The Sacred Spirits of African Slaves: Kochi’s Unique History
A dark past, unkown to most, haunts many parts of Kochi. Centuries after African slaves were brought to these shores by the Portuguese, many stories and beliefs have evolved about them.
Several parts of Kochi are dotted with remnants of slavery. Although it is unclear how these slaves came to be called kappiri, it is believed that the word might have its roots in the term “kaffir”.
Historian KL Bernard’s book History of Fort Cochin is one of the few that has made attempts to engage with this aspect of Kochi’s history. Popularly known as Bernard master, the historian discusses what came to be called Kappiri mathil (Kappiri walls) and their role in the subsequent evolution of protective spirits called Kappiri muthappan.
In 1663, Portuguese, who had treasures, made niches in their thick walls, tied up Kaffirs in them, placed their treasures beneath tied-up slaves and made them promise that the treasures would be kept safe till their descendants came to claim them. The niches were then plastered up with mortar... When a building was pulled down for renovation, the skeletons of humans were found in the walls. The treasure beneath them, if there was any, had disappeared. Near the Dutch cemetery, while demolishing an old house, the contractor lighted upon a chained skeleton.KL Bernard writes in his book.

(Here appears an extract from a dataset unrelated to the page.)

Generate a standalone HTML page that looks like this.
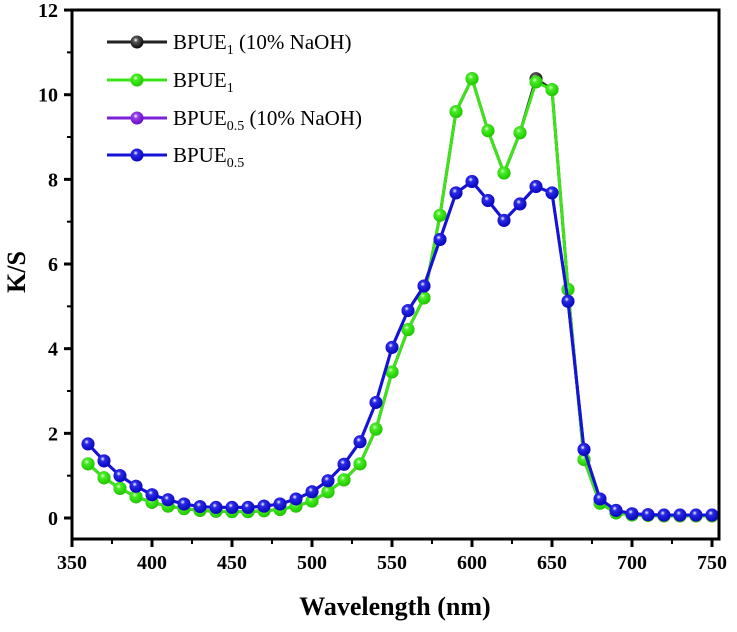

He also chronicles that the skeletons were found in two wall niches – on kappiri mathils – on Rose Street, near Fort Kochi, close to 450 years after the enslaved men would have died.
Over time, local beliefs took over and the wall niches where these slaves were chained up began to be worshipped. The local people believe that the slaves turned into spirits which were called Kappiri Muthappans.
As the city changed, several of these niches were demolished and built over.
Possibly the only one that remains today, is the shrine in Mangattumukku in Mattancherry near Fort Kochi. There is just a simple black platform, without idols or symbols.
In Mattancherry, a practice of offering a piece of puttu (a rice dish made across Kerala) to Kappiri Muthappan evolved.
Lawrence says that some of the trees around the Fort Kochi area were called kappiri trees in the past because people believed that the spirits of the slaves inhabited the trees.
These oral narratives about slaves of African origin have also found mention in literature as well, says Edward A Edezath, in a paper published on academia.edu. In his 1981 Malayalam novel Ora Pro Nobis, Ponjikkara Rafi uses the story of the Portuguese chaining slaves to their treasures.
In George Thundiparambil’s English novel Maya, a kappiri or slave of African origin is the protagonist who narrates a 500-year history to a girl he meets at Fort Kochi in contemporary Kerala.
Edezath says that Anglo Indian writer Sandra Fernandez has written about tales of protective spirits passed on for generations.